The modern spelling weird first appeared in Scottish and Northern English dialects in the 16th century and was taken up in standard literary English starting in the 17th century. The regular form ought to have been wird, from Early Modern English werd. The replacement of werd by weird in the northern dialects is "difficult to account for".
…Wyrd is a feminine noun, and its Norse cognate urðr, besides meaning 'fate', is the name of one of the deities known as Norns. For this reason, Wyrd has been interpreted by some scholars as a pre-Christian goddess of fate. Other scholars deny a pagan signification of wyrd in the Old English period, but allow that wyrd may have been a deity in the pre-Christian period. In particular, some scholars argue that the three Norns are a late influence from the three Moirai in Greek and Roman mythology, who are goddesses of fate.
Emphasis added.
The fact that this line of attack emerged organically, almost accidentally, at this point in the campaign helps explain its power. It avoids the overweening cleverness and humourlessness of most political communication and is, in this sense, turning Trump’s greatest weapon—his actual, post-political weirdness—against him.

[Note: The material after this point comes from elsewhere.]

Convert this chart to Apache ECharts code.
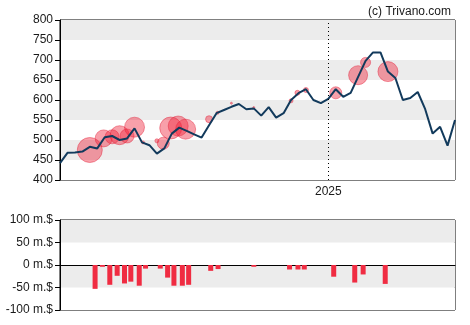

Karma, karma, karma, karma, karma chameleon.
Kamala.
The effectiveness of "weird" , unlike "deplorables" (accurate but politically ill-judged) doesn't rely on applying it to Trump's white christian base, but rather to Trump and Vance personally. The effect of cultural change is that the charge can't be turned back on liberals for being gay, trans etc. in the way it would have been 20 or 30 years ago.

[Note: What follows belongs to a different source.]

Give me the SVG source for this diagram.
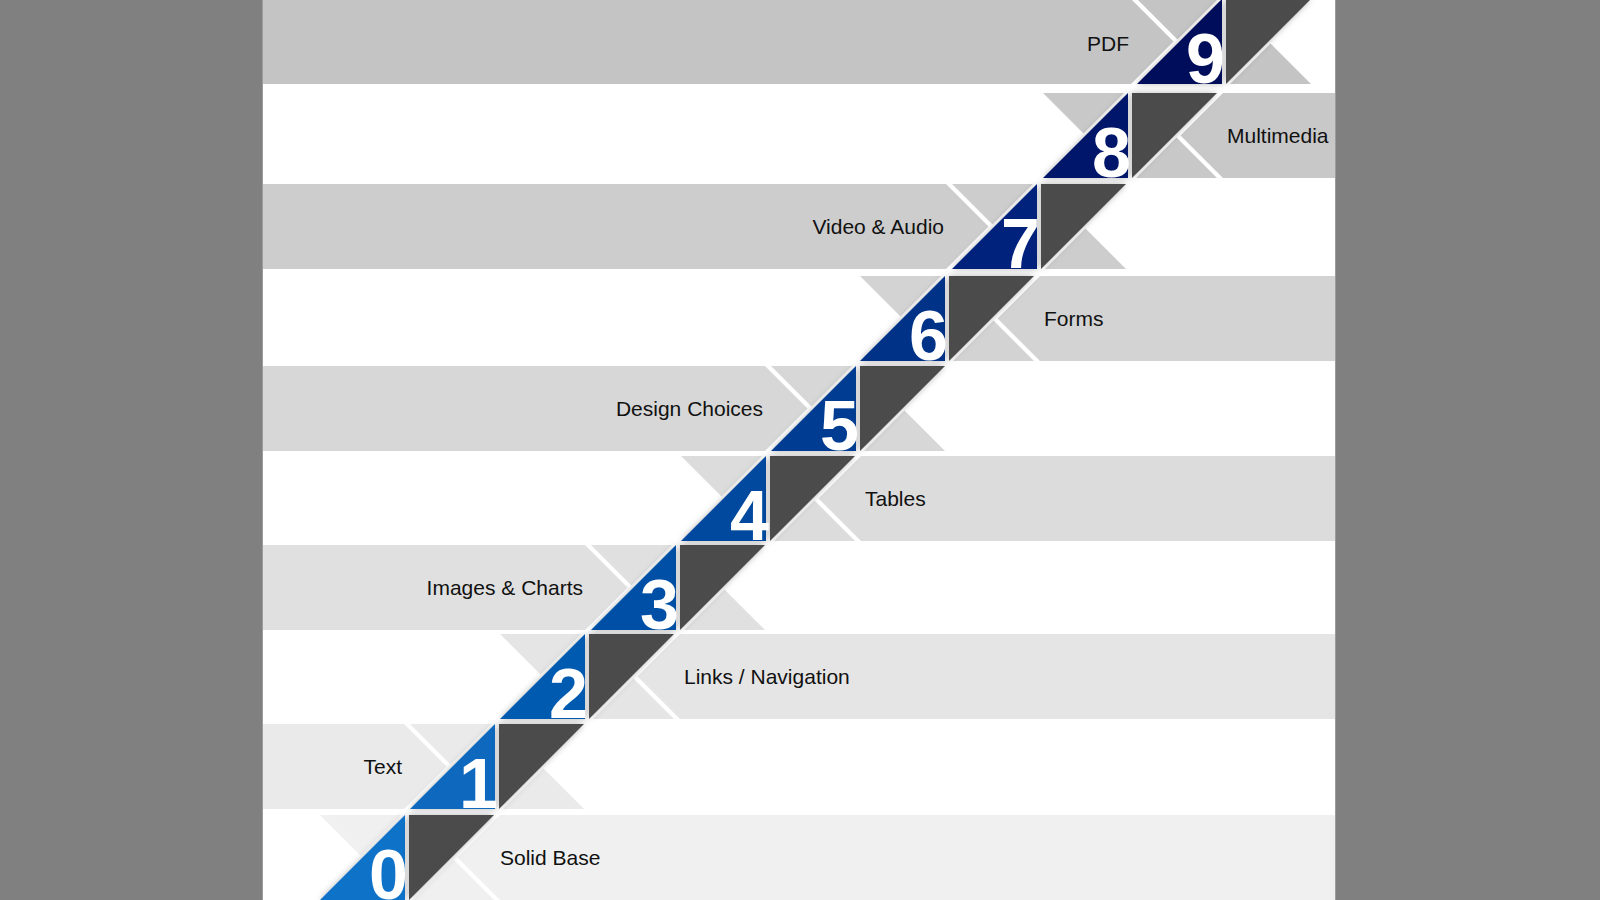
<svg xmlns="http://www.w3.org/2000/svg" width="1600" height="900" viewBox="0 0 1600 900">
<defs>
<filter id="sh" x="-20%" y="-20%" width="140%" height="140%">
<feDropShadow dx="0" dy="0" stdDeviation="3" flood-color="#000" flood-opacity="0.28"/>
</filter>
<style>
.dk{fill:#4b4b4b;filter:url(#sh)}
.bl{filter:url(#sh)}
.num{font-family:"Liberation Sans",Arial,sans-serif;font-weight:bold;font-size:70px;fill:#fff;text-anchor:end}
.lbl{font-family:"Liberation Sans",Arial,sans-serif;font-size:21px;fill:#111}
.end{text-anchor:end}
.g0{fill:#f0f0f0}.g1{fill:#eaeaea}.g2{fill:#e5e5e5}.g3{fill:#e0e0e0}.g4{fill:#dcdcdc}
.g5{fill:#d7d7d7}.g6{fill:#d3d3d3}.g7{fill:#cdcdcd}.g8{fill:#c8c8c8}.g9{fill:#c4c4c4}
.c0{fill:#1172c8}.c1{fill:#0868be}.c2{fill:#005ab0}.c3{fill:#0050a6}.c4{fill:#00489e}
.c5{fill:#003c92}.c6{fill:#003088}.c7{fill:#00247c}.c8{fill:#00156a}.c9{fill:#000a5a}
</style>
</defs>
<rect x="0" y="0" width="1600" height="900" fill="#808080"/>
<rect x="263" y="0" width="1072" height="900" fill="#ffffff"/>
<line x1="262.5" y1="0" x2="262.5" y2="900" stroke="#9c9c9c" stroke-width="1"/>
<line x1="1335.5" y1="0" x2="1335.5" y2="900" stroke="#9c9c9c" stroke-width="1"/>

<g id="step-0">
<polygon class="g0" points="500,815 457.5,857.5 500,900 1335,900 1335,815"/>
<polygon class="g0" points="320,815 401,815 360.5,855.5"/>
<polygon class="g0" points="453.5,859.5 494,900 413,900"/>
<polygon class="bl c0" points="320,900 405,815 405,900"/>
<polygon class="dk" points="409,815 494,815 409,900"/>
<text class="num" x="408" y="899">0</text>
<text class="lbl" x="500" y="864.5">Solid Base</text>
</g>

<g id="step-1">
<polygon class="g1" points="263,724 404,724 446.5,766.5 404,809 263,809"/>
<polygon class="g1" points="410,724 491,724 450.5,764.5"/>
<polygon class="g1" points="543.5,768.5 584,809 503,809"/>
<polygon class="bl c1" points="410,809 495,724 495,809"/>
<polygon class="dk" points="499,724 584,724 499,809"/>
<text class="num" x="498" y="808">1</text>
<text class="lbl end" x="402" y="773.5">Text</text>
</g>

<g id="step-2">
<polygon class="g2" points="680,634 637.5,676.5 680,719 1335,719 1335,634"/>
<polygon class="g2" points="500,634 581,634 540.5,674.5"/>
<polygon class="g2" points="633.5,678.5 674,719 593,719"/>
<polygon class="bl c2" points="500,719 585,634 585,719"/>
<polygon class="dk" points="589,634 674,634 589,719"/>
<text class="num" x="588" y="718">2</text>
<text class="lbl" x="684" y="683.5">Links / Navigation</text>
</g>

<g id="step-3">
<polygon class="g3" points="263,545 585,545 627.5,587.5 585,630 263,630"/>
<polygon class="g3" points="591,545 672,545 631.5,585.5"/>
<polygon class="g3" points="724.5,589.5 765,630 684,630"/>
<polygon class="bl c3" points="591,630 676,545 676,630"/>
<polygon class="dk" points="680,545 765,545 680,630"/>
<text class="num" x="679" y="629">3</text>
<text class="lbl end" x="583" y="594.5">Images &amp; Charts</text>
</g>

<g id="step-4">
<polygon class="g4" points="861,456 818.5,498.5 861,541 1335,541 1335,456"/>
<polygon class="g4" points="681,456 762,456 721.5,496.5"/>
<polygon class="g4" points="814.5,500.5 855,541 774,541"/>
<polygon class="bl c4" points="681,541 766,456 766,541"/>
<polygon class="dk" points="770,456 855,456 770,541"/>
<text class="num" x="769" y="540">4</text>
<text class="lbl" x="865" y="505.5">Tables</text>
</g>

<g id="step-5">
<polygon class="g5" points="263,366 765,366 807.5,408.5 765,451 263,451"/>
<polygon class="g5" points="771,366 852,366 811.5,406.5"/>
<polygon class="g5" points="904.5,410.5 945,451 864,451"/>
<polygon class="bl c5" points="771,451 856,366 856,451"/>
<polygon class="dk" points="860,366 945,366 860,451"/>
<text class="num" x="859" y="450">5</text>
<text class="lbl end" x="763" y="415.5">Design Choices</text>
</g>

<g id="step-6">
<polygon class="g6" points="1040,276 997.5,318.5 1040,361 1335,361 1335,276"/>
<polygon class="g6" points="860,276 941,276 900.5,316.5"/>
<polygon class="g6" points="993.5,320.5 1034,361 953,361"/>
<polygon class="bl c6" points="860,361 945,276 945,361"/>
<polygon class="dk" points="949,276 1034,276 949,361"/>
<text class="num" x="948" y="360">6</text>
<text class="lbl" x="1044" y="325.5">Forms</text>
</g>

<g id="step-7">
<polygon class="g7" points="263,184 946,184 988.5,226.5 946,269 263,269"/>
<polygon class="g7" points="952,184 1033,184 992.5,224.5"/>
<polygon class="g7" points="1085.5,228.5 1126,269 1045,269"/>
<polygon class="bl c7" points="952,269 1037,184 1037,269"/>
<polygon class="dk" points="1041,184 1126,184 1041,269"/>
<text class="num" x="1040" y="268">7</text>
<text class="lbl end" x="944" y="233.5">Video &amp; Audio</text>
</g>

<g id="step-8">
<polygon class="g8" points="1223,93 1180.5,135.5 1223,178 1335,178 1335,93"/>
<polygon class="g8" points="1043,93 1124,93 1083.5,133.5"/>
<polygon class="g8" points="1176.5,137.5 1217,178 1136,178"/>
<polygon class="bl c8" points="1043,178 1128,93 1128,178"/>
<polygon class="dk" points="1132,93 1217,93 1132,178"/>
<text class="num" x="1131" y="177">8</text>
<text class="lbl" x="1227" y="142.5">Multimedia</text>
</g>

<g id="step-9">
<polygon class="g9" points="263,-1 1131,-1 1173.5,41.5 1131,84 263,84"/>
<polygon class="g9" points="1137,-1 1218,-1 1177.5,39.5"/>
<polygon class="g9" points="1270.5,43.5 1311,84 1230,84"/>
<polygon class="bl c9" points="1137,84 1222,-1 1222,84"/>
<polygon class="dk" points="1226,-1 1311,-1 1226,84"/>
<text class="num" x="1225" y="83">9</text>
<text class="lbl end" x="1129" y="50.5">PDF</text>
</g>
</svg>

But "weird" has done its work now. Dems should move to "creepy" (even more specifically appropriate) and then, if possible to "disgusting". Disgust is the key motivator for rightwing voters, and needs to be turned against Trump in particular
Thanks for this Tim, it's a really interesting take. I've been thinking about "weird" all week. When Hillary Clinton called Trump supporters 'deplorable', she was painted as villain - the bully - in the same way as people who call out racism - think Marcia Langton during the Voice referendum - are criticised for calling out racism. The reason for this is that those with power - white people being racist towards black people as one example - will not tolerate those with less power holding them to account. They won't accept people challenging their authority. Same thing happens when women call out sexism, and even when women make allegations of rape. Look at how many men rushed to make Brittany Higgins the villain and Bruce Lehrmann the victim/hero. It is a form of weaponised victimhood. Weird, on the other hand, is a way to challenge power by taking the mickey out of it. Nothing destroys political capital as quickly as mockery. Remember when Tony Abbott put the nail in his political coffin by announcing he was bringing back knights and dames? He became a laughing stock and could not regain his political credibility/authority. I think (hope) this is what is happening with MAGAs being called "weird". No one wants to be the weird kid because the weird kid is shunned, the weird kid has no power! MAGAs only support Trump because he makes them feel powerful (legitimising their racism, sexism, homophobia, transphobia, bigotry etc.) You strip him of the power to give them power and they will go away quietly - again I hope!